[DIRECTION] Lines from the one containing "Reproduce this chart" to the one containing "The picture is", both lines included, are to be extracted exactly from the data below; pictures are excluded.

[STORED RECORDS]
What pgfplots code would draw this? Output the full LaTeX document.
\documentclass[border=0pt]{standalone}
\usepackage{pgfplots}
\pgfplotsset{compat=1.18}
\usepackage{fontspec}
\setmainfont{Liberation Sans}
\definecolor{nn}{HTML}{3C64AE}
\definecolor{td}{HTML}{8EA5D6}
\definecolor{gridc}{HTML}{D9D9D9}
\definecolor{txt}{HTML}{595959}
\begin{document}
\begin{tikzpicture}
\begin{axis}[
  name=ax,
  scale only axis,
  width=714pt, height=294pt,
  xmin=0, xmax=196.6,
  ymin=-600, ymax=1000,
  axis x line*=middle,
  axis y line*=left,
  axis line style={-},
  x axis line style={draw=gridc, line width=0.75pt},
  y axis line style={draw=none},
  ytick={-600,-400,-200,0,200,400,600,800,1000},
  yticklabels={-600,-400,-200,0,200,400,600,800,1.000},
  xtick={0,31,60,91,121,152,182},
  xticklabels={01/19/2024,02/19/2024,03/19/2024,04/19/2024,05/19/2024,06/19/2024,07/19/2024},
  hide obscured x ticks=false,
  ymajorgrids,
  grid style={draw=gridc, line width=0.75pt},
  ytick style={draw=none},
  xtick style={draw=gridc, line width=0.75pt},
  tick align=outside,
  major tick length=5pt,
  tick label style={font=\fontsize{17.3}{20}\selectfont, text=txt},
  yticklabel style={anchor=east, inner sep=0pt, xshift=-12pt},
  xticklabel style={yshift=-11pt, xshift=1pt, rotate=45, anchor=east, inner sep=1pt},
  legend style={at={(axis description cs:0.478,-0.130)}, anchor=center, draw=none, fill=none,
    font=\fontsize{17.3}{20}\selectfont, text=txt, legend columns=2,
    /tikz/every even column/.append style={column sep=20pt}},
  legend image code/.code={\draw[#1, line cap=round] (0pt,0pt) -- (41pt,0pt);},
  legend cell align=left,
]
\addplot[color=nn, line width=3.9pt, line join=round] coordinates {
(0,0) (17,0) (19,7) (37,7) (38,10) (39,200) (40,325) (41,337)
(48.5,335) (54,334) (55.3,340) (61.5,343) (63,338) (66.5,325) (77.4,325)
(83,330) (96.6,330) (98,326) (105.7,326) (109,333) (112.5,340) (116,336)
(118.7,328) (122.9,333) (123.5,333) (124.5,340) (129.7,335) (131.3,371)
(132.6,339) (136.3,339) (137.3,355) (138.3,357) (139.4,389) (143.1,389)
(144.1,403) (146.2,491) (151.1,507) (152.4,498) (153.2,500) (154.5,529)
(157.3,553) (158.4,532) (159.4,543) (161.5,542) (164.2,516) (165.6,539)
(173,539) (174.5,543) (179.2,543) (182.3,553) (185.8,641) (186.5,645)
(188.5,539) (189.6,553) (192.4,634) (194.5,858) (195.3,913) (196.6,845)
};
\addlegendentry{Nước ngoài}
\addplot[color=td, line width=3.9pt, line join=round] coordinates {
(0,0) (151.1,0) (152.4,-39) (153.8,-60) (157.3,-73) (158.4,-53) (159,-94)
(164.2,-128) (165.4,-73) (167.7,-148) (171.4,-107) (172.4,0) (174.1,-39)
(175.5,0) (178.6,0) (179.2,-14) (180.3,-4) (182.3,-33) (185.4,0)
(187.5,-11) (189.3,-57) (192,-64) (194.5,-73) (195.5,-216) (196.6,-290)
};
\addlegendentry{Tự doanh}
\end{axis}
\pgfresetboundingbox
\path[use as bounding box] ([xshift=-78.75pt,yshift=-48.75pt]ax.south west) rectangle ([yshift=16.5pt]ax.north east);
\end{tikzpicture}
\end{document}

* * *

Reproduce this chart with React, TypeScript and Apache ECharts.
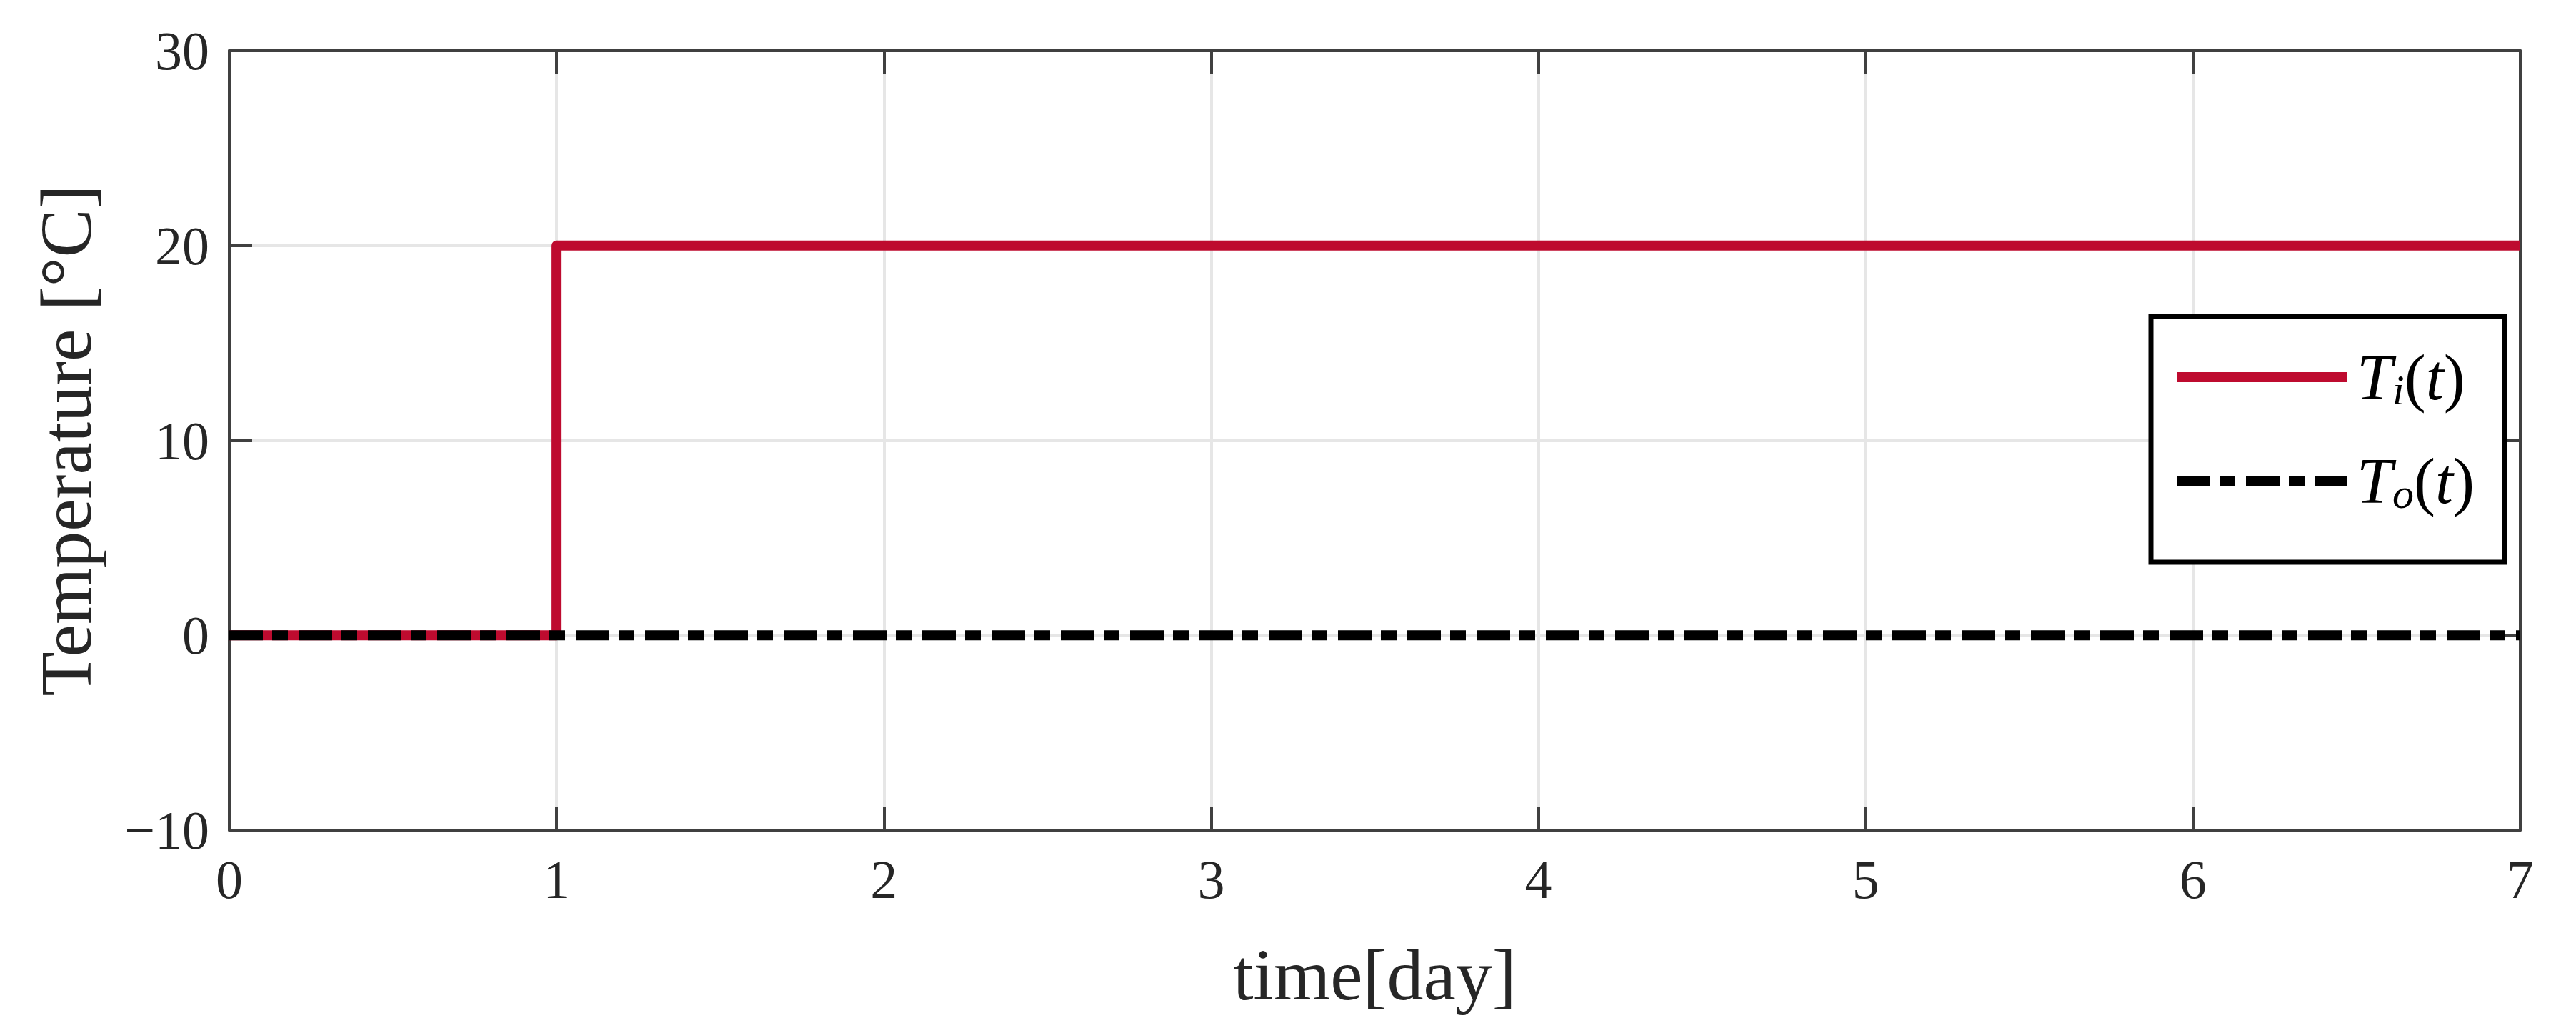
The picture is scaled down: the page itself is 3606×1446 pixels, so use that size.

...

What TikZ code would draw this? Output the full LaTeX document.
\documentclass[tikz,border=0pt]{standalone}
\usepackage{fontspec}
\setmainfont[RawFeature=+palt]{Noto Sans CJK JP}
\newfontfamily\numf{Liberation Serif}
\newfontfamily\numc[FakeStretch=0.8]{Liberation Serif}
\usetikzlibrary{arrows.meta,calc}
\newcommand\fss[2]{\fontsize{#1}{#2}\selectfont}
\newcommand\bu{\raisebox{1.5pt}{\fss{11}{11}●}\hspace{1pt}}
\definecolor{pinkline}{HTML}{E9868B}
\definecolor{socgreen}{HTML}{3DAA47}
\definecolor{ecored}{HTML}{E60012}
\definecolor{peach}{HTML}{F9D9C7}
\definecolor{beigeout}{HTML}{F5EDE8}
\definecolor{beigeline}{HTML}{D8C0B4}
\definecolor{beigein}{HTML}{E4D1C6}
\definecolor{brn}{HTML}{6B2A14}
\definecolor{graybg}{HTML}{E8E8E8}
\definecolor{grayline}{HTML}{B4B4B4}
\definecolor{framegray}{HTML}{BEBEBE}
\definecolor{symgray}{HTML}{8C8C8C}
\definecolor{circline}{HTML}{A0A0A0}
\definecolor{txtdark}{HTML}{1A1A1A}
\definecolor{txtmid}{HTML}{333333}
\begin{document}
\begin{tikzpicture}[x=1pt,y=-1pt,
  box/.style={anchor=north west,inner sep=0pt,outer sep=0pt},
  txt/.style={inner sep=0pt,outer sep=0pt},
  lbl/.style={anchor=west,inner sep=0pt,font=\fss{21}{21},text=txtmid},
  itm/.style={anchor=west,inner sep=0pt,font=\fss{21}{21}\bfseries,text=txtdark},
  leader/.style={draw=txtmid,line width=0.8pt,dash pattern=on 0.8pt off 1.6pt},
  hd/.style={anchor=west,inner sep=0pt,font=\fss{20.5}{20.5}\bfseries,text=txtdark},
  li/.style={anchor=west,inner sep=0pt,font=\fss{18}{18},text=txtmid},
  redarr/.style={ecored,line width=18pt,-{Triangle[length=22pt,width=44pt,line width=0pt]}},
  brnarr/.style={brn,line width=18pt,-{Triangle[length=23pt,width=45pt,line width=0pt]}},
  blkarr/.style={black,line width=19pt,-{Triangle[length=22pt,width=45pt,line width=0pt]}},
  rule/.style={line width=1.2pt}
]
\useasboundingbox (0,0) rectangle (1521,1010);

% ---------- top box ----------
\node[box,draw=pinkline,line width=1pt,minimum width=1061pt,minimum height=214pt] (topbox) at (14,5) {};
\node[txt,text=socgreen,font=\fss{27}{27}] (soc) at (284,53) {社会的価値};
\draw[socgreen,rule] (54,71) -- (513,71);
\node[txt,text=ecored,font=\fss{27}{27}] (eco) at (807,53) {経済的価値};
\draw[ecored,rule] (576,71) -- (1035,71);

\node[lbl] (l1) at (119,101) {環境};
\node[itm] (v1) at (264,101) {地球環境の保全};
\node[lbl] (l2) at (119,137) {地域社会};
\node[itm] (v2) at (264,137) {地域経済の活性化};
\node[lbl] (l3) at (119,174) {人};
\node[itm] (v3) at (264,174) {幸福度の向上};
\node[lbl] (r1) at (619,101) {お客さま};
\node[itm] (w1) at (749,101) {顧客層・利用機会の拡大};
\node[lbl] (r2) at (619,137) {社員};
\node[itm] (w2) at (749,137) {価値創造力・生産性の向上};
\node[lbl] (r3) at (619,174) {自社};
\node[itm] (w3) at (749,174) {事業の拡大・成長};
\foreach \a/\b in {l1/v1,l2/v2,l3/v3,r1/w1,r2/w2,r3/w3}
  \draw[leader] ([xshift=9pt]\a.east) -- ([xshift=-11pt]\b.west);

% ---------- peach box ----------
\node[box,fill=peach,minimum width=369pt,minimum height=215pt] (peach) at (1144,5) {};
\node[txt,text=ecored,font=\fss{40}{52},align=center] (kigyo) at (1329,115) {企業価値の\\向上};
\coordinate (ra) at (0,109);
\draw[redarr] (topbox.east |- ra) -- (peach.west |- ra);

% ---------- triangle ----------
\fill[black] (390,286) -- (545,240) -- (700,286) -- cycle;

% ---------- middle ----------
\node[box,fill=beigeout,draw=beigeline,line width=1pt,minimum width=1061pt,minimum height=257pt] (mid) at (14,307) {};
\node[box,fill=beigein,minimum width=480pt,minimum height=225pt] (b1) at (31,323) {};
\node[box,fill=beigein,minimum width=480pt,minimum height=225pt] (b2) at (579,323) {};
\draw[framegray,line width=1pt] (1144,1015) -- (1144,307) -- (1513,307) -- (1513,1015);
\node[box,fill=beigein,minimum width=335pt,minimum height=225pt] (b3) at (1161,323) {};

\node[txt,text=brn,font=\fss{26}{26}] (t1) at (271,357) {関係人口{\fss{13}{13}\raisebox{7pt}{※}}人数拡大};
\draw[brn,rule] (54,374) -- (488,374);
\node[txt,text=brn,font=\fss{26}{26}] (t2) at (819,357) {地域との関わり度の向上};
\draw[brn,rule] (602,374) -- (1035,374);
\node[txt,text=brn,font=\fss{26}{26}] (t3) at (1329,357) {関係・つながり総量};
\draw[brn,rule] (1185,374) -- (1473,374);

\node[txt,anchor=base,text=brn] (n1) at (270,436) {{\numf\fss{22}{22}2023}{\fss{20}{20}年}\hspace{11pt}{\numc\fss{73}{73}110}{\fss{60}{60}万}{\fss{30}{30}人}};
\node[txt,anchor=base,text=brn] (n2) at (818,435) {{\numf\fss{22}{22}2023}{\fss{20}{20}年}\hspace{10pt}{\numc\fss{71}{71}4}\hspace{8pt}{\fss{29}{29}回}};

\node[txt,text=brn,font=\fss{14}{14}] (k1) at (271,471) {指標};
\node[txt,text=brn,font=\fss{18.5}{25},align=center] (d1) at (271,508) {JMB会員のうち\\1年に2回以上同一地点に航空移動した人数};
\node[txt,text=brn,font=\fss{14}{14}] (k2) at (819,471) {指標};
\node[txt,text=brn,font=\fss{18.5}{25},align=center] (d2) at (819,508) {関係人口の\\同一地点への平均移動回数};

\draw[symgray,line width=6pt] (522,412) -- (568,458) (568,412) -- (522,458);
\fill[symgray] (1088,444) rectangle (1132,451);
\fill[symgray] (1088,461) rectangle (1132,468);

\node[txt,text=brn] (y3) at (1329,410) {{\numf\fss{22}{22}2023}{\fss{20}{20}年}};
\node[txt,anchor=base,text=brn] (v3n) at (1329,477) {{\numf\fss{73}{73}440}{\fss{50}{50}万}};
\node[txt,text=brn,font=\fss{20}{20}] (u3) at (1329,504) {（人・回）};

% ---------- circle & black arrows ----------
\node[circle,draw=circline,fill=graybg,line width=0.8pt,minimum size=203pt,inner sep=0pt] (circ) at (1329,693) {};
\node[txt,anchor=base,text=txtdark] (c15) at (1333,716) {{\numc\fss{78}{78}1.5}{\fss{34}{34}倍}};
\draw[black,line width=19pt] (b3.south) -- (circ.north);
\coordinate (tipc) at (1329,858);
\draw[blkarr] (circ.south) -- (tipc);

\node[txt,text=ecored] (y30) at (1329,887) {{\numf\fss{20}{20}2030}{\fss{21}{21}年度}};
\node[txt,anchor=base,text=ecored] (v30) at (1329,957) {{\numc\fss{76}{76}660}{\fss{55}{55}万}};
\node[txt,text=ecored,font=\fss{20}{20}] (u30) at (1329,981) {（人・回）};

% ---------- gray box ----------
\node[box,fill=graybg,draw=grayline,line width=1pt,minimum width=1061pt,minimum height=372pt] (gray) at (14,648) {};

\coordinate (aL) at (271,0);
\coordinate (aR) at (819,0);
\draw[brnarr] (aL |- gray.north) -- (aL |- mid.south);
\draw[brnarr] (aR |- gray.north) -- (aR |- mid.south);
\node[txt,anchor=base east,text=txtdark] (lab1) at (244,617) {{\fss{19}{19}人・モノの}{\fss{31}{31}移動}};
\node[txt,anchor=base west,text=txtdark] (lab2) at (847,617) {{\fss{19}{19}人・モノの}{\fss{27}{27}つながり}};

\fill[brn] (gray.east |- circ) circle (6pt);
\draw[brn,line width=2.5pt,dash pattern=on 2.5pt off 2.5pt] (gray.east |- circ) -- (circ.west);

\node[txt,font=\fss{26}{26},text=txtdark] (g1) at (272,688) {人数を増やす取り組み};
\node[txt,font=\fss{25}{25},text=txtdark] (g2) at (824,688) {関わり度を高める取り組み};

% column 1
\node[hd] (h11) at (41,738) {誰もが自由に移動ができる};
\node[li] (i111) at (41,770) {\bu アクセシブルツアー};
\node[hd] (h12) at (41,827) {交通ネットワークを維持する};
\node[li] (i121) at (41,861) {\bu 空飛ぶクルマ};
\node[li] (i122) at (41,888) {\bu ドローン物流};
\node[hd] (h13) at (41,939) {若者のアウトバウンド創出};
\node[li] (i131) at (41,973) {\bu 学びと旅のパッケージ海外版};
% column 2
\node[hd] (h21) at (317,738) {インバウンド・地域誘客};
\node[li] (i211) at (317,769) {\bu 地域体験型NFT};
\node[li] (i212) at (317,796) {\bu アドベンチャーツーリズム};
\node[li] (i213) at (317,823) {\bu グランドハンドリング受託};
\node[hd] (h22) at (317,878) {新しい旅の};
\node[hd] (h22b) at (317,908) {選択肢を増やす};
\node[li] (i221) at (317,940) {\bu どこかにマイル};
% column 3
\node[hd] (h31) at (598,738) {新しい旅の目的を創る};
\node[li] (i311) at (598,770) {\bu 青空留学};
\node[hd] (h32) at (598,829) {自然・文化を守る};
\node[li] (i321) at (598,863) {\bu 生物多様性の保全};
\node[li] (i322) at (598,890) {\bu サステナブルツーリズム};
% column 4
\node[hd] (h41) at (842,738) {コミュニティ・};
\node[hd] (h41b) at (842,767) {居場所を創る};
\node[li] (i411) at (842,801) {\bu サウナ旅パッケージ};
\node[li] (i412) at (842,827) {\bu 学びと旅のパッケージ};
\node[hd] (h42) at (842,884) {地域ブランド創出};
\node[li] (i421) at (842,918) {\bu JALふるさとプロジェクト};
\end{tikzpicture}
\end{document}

[RESPONSE]
Reproduce this chart with React, TypeScript and Apache ECharts.
The picture is scaled down: the page itself is 3606×1446 pixels, so use that size.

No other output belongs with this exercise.